▼
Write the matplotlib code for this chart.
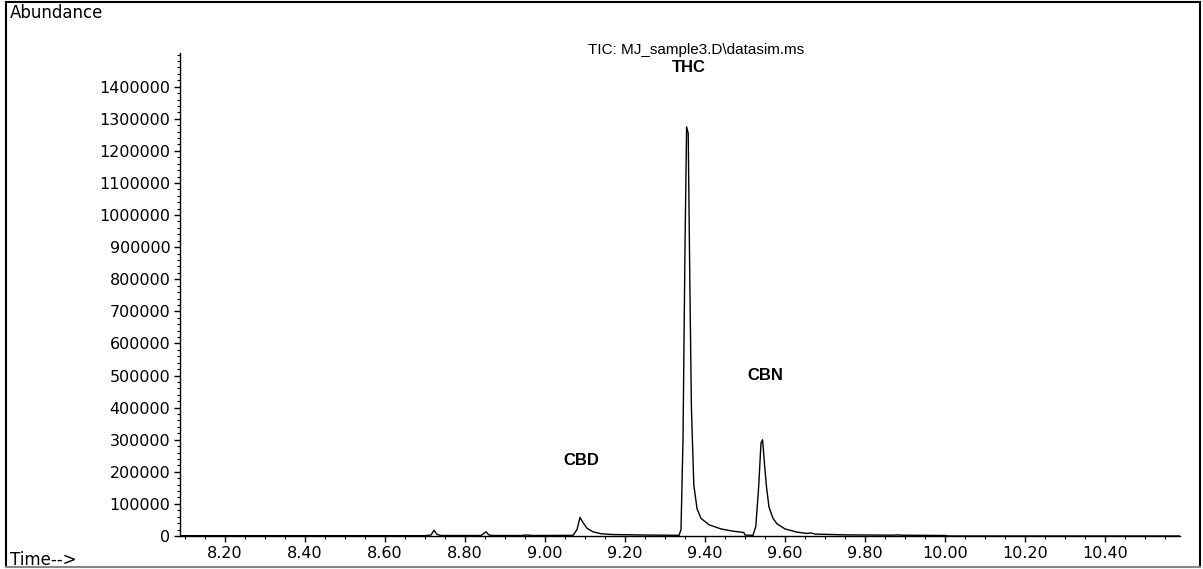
import matplotlib
matplotlib.use("Agg")
import matplotlib.pyplot as plt
from matplotlib.lines import Line2D
from matplotlib.ticker import MultipleLocator, FixedLocator

# ---- data ----
time_min = [8.0875, 8.70, 8.715, 8.7225, 8.73, 8.74, 8.84, 8.8525, 8.86, 8.87,
            8.94, 8.955, 8.97, 9.07, 9.08, 9.0875, 9.095, 9.105, 9.12, 9.14,
            9.17, 9.25, 9.30, 9.335, 9.34, 9.345, 9.35, 9.354, 9.358, 9.362,
            9.366, 9.372, 9.38, 9.39, 9.41, 9.44, 9.47, 9.497, 9.50, 9.52,
            9.527, 9.534, 9.540, 9.544, 9.549, 9.554, 9.56, 9.57, 9.58, 9.60,
            9.63, 9.655, 9.665, 9.675, 9.75, 9.87, 9.88, 9.89, 10.0, 10.01,
            10.5875]
abundance = [1000, 1000, 3000, 18000, 5000, 1500, 1500, 13000, 3000, 1500,
             1500, 3000, 1500, 2000, 20000, 58000, 42000, 24000, 13000, 7000,
             4500, 3000, 2500, 2000, 20000, 300000, 900000, 1275000, 1255000, 800000,
             400000, 160000, 85000, 55000, 35000, 22000, 15000, 11000, 3000, 2000,
             30000, 150000, 290000, 300000, 220000, 150000, 90000, 55000, 38000, 22000,
             12000, 8000, 9500, 6000, 3500, 2500, 3500, 2500, 1500, 0,
             0]

peak_names = ["CBD", "THC", "CBN"]
peak_label_x = [9.09, 9.36, 9.55]
peak_label_y = [235000, 1460000, 500000]

y_ticks = list(range(0, 1400001, 100000))
x_ticks = [8.20, 8.40, 8.60, 8.80, 9.00, 9.20, 9.40, 9.60, 9.80, 10.00, 10.20, 10.40]

W, H = 1203, 569
fig = plt.figure(figsize=(W / 100, H / 100), dpi=100)
fig.patch.set_facecolor("white")

ax = fig.add_axes([180 / W, 1 - 536 / H, 1000 / W, (536 - 53) / H])
ax.plot(time_min, abundance, color="black", lw=1.0)

ax.set_xlim(8.0875, 10.5875)
ax.set_ylim(0, 1505000)

for s in ["top", "right"]:
    ax.spines[s].set_visible(False)
ax.spines["left"].set_linewidth(1.0)
ax.spines["bottom"].set_linewidth(1.0)

ax.xaxis.set_major_locator(FixedLocator(x_ticks))
ax.xaxis.set_minor_locator(MultipleLocator(0.05))
ax.yaxis.set_major_locator(FixedLocator(y_ticks))
ax.yaxis.set_minor_locator(MultipleLocator(20000))

ax.set_xticklabels([f"{v:.2f}" for v in x_ticks])
ax.set_yticklabels([str(v) for v in y_ticks])

ax.tick_params(axis="both", which="major", direction="out", length=4, width=1,
               labelsize=11.5, color="black", pad=3)
ax.tick_params(axis="both", which="minor", direction="out", length=2.5, width=0.8)
for lbl in ax.get_xticklabels() + ax.get_yticklabels():
    lbl.set_family("DejaVu Sans")

# peak labels
for name, px, py in zip(peak_names, peak_label_x, peak_label_y):
    ax.text(px, py, name, ha="center", va="center", fontsize=12,
            fontweight="bold", family="Liberation Sans")

# title
fig.text(696 / W, 1 - 50 / H, "TIC: MJ_sample3.D\\datasim.ms", ha="center",
         va="center", fontsize=11, family="Liberation Sans")

# corner texts
fig.text(10 / W, 1 - 13 / H, "Abundance", ha="left", va="center",
         fontsize=12, family="DejaVu Sans")
fig.text(10 / W, 1 - 560 / H, "Time-->", ha="left", va="center",
         fontsize=12, family="DejaVu Sans")

# outer frame
def fl(x0, y0, x1, y1, color="black", lw=1.5):
    fig.add_artist(Line2D([x0 / W, x1 / W], [1 - y0 / H, 1 - y1 / H],
                          transform=fig.transFigure, color=color, lw=lw))

fl(6, 2, 1200, 2)
fl(6, 2, 6, 567)
fl(1200, 2, 1200, 567)
fl(6, 567, 1200, 567, color="#888888", lw=1.5)

fig.savefig("out.png", dpi=100, facecolor="white")
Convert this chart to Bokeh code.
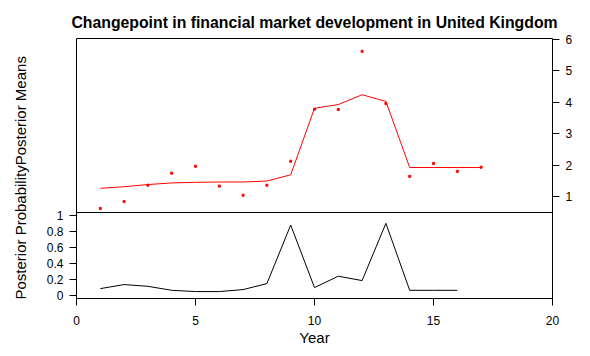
import math
from bokeh.plotting import figure
from bokeh.layouts import row
from bokeh.models import Range1d, LinearAxis, FixedTicker, Span, Label
from bokeh.embed import file_html
from bokeh.resources import INLINE

# ---- data ----
years = list(range(1, 18))
observed = [0.62, 0.84, 1.36, 1.74, 1.96, 1.33, 1.04, 1.36, 2.12, 3.77,
            3.76, 5.61, 3.95, 1.64, 2.05, 1.80, 1.93]
posterior_means = [1.26, 1.31, 1.38, 1.43, 1.45, 1.46, 1.46, 1.49, 1.69, 3.80,
                   3.92, 4.23, 4.02, 1.92, 1.92, 1.92, 1.92]
prob_years = list(range(1, 17))
posterior_prob = [0.084, 0.135, 0.113, 0.063, 0.047, 0.047, 0.072, 0.147, 0.883,
                  0.097, 0.24, 0.185, 0.904, 0.063, 0.063, 0.063]
x_ticks = [0, 5, 10, 15, 20]
prob_ticks = [0, 0.2, 0.4, 0.6, 0.8, 1]
prob_labels = ["0", "0.2", "0.4", "0.6", "0.8", "1"]
mean_ticks = [1, 2, 3, 4, 5, 6]

FONT = "Liberation Sans"
H = 348
LW = 36  # width of the strip that holds the rotated y label

p = figure(width=582 - LW, height=H,
           x_range=Range1d(0, 20), y_range=Range1d(-0.04, 3.225),
           output_backend="svg", toolbar_location=None,
           x_axis_location=None, y_axis_location=None,
           min_border_left=76 - LW, min_border_right=30,
           min_border_top=38, min_border_bottom=50,
           title="Changepoint in financial market development in United Kingdom")
p.extra_y_ranges = {"top": Range1d(-2.238, 6.016)}
p.xgrid.visible = False
p.ygrid.visible = False
p.outline_line_color = "black"
p.outline_line_width = 1
p.background_fill_color = "white"
p.border_fill_color = "white"

p.title.text_font = FONT
p.title.text_font_style = "bold"
p.title.text_font_size = "15.8px"
p.title.align = "center"
p.title.text_color = "black"
p.title.standoff = 16

def style_axis(ax):
    ax.axis_line_color = "black"
    ax.major_tick_line_color = "black"
    ax.major_tick_out = 7
    ax.major_tick_in = 0
    ax.minor_tick_line_color = None
    ax.major_label_text_font = FONT
    ax.major_label_text_font_size = "12px"
    ax.major_label_text_color = "black"
    ax.major_label_standoff = 6

xax = LinearAxis(ticker=FixedTicker(ticks=x_ticks), axis_label="Year")
style_axis(xax)
xax.major_label_standoff = 10
xax.axis_label_text_font = FONT
xax.axis_label_text_font_size = "15px"
xax.axis_label_text_font_style = "normal"
xax.axis_label_text_color = "black"
xax.axis_label_standoff = 1
p.add_layout(xax, "below")

lax = LinearAxis(ticker=FixedTicker(ticks=prob_ticks), bounds=(0, 1))
style_axis(lax)
lax.major_label_overrides = {t: l for t, l in zip(prob_ticks, prob_labels)}
p.add_layout(lax, "left")

rax = LinearAxis(y_range_name="top", ticker=FixedTicker(ticks=mean_ticks), bounds=(1, 6))
style_axis(rax)
p.add_layout(rax, "right")

# separator between the two panels
p.add_layout(Span(location=1.04, dimension="width", line_color="black", line_width=1))

# top panel: posterior means and observations
p.line(years, posterior_means, y_range_name="top", line_color="red", line_width=1)
p.scatter(years, observed, y_range_name="top", marker="square", size=2,
          fill_color="red", line_color="red")

# bottom panel: posterior probability
p.line(prob_years, posterior_prob, line_color="black", line_width=1)

# left strip with the rotated y-axis title
lab = figure(width=LW, height=H, x_range=Range1d(0, LW), y_range=Range1d(0, H),
             output_backend="svg", toolbar_location=None,
             x_axis_location=None, y_axis_location=None, min_border=0)
lab.xgrid.visible = False
lab.ygrid.visible = False
lab.outline_line_color = None
lab.background_fill_color = "white"
lab.border_fill_color = "white"
lab.add_layout(Label(x=20, y=H - 186.5, text="Posterior ProbabilityPosterior Means",
                     angle=math.pi / 2, text_align="center", text_baseline="middle",
                     text_font=FONT, text_font_size="15px", text_color="black"))

layout = row(lab, p, spacing=0)
open("out.html", "w").write(file_html(layout, INLINE))
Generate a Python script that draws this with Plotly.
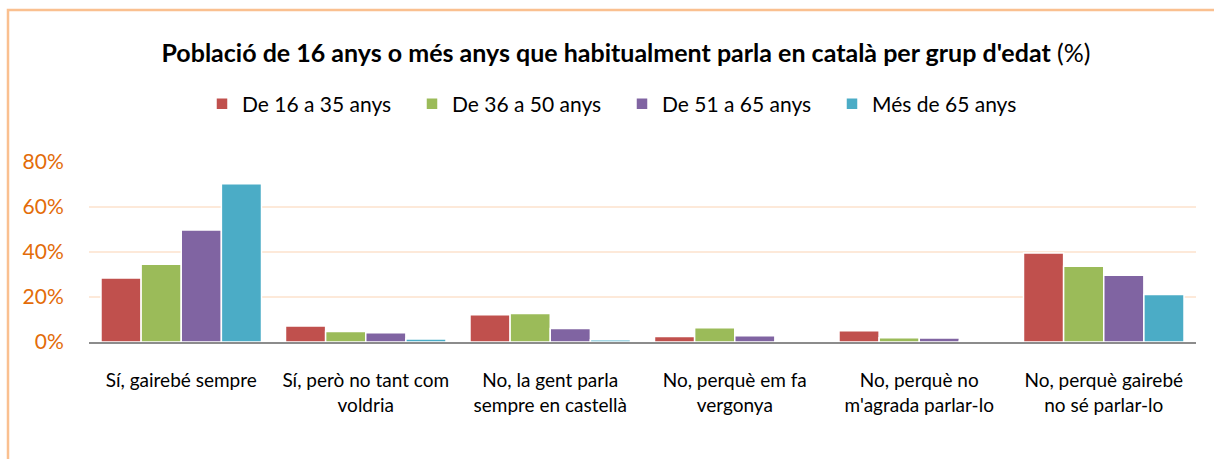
import plotly.graph_objects as go

categories = [
    "Sí, gairebé sempre",
    "Sí, però no tant com<br>voldria",
    "No, la gent parla<br>sempre en castellà",
    "No, perquè em fa<br>vergonya",
    "No, perquè no<br>m'agrada parlar-lo",
    "No, perquè gairebé<br>no sé parlar-lo",
]
series_names = ["De 16 a 35 anys", "De 36 a 50 anys", "De 51 a 65 anys", "Més de 65 anys"]
de_16_35 = [28.4, 7.1, 12.1, 2.4, 5.0, 39.6]
de_36_50 = [34.6, 4.7, 12.7, 6.3, 1.9, 33.7]
de_51_65 = [49.8, 4.1, 6.0, 2.8, 1.8, 29.7]
mes_65 = [70.3, 1.3, 1.0, 0.2, 0.7, 21.1]
colors = ["#C0504D", "#9BBB59", "#8064A2", "#4BACC6"]
y_ticks = [0, 20, 40, 60, 80]
y_tick_labels = ["0%", "20%", "40%", "60%", "80%"]

W, H = 1214, 459
L, R, T, B = 89, 18, 162, 117
PW, PH = W - L - R, H - T - B

def px_x(x):
    return (x - L) / PW

def px_y(y):
    return (H - B - y) / PH

fig = go.Figure()
for name, vals, col in zip(series_names, [de_16_35, de_36_50, de_51_65, mes_65], colors):
    fig.add_trace(go.Bar(
        x=categories, y=vals, name=name,
        marker=dict(color=col, line=dict(color="white", width=1.5)),
    ))

fig.update_layout(
    width=W, height=H,
    margin=dict(l=L, r=R, t=T, b=B),
    paper_bgcolor="white", plot_bgcolor="white",
    font=dict(family="Lato, 'Open Sans', sans-serif", color="#000000"),
    barmode="group", bargap=0.13, bargroupgap=0.0,
    title=dict(
        text="<b>Població de 16 anys o més anys que habitualment parla en català per grup d'edat</b> (%)",
        x=626 / W, xanchor="center", xref="container",
        y=1 - 53 / H, yanchor="middle", yref="container",
        font=dict(size=25, color="#000000"),
    ),
    legend=dict(
        orientation="h", x=622 / W, xanchor="center", xref="container",
        y=1 - 104 / H, yanchor="middle", yref="container",
        font=dict(size=21, color="#000000"),
        itemwidth=30, traceorder="normal",
        entrywidth=165, entrywidthmode="pixels",
    ),
    showlegend=True,
)
fig.update_xaxes(
    showgrid=False, showline=True, linecolor="#8C8C8C", linewidth=2,
    ticks="outside", ticklen=20, tickcolor="rgba(0,0,0,0)",
    tickfont=dict(size=19, color="#000000"), tickangle=0,
)
fig.update_yaxes(
    range=[0, 80], tickvals=y_ticks, ticktext=y_tick_labels,
    showgrid=True, gridcolor="#FDE9D9", gridwidth=2,
    zeroline=False, showline=False,
    ticks="outside", ticklen=20, tickcolor="rgba(0,0,0,0)",
    tickfont=dict(size=21, color="#E36C09"),
)
# chart border (light orange)
fig.add_shape(type="rect", xref="paper", yref="paper",
              x0=px_x(8), x1=px_x(1225), y0=px_y(470), y1=px_y(10),
              line=dict(color="#FAC090", width=2.5), fillcolor="rgba(0,0,0,0)", layer="below")

fig.write_html("out.html", config={"displayModeBar": False},
               post_script="document.body.style.margin='0';document.body.style.overflow='hidden';")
▲
What is expected: Keep to the lines above from the line with "Convert this chart to Bokeh code." to the line with "from bokeh.resources import INLINE", and set down exactly those, inclusive, with nothing else and every picture left out.

The solution:
Convert this chart to Bokeh code.
import math
from bokeh.plotting import figure
from bokeh.layouts import row
from bokeh.models import Range1d, LinearAxis, FixedTicker, Span, Label
from bokeh.embed import file_html
from bokeh.resources import INLINE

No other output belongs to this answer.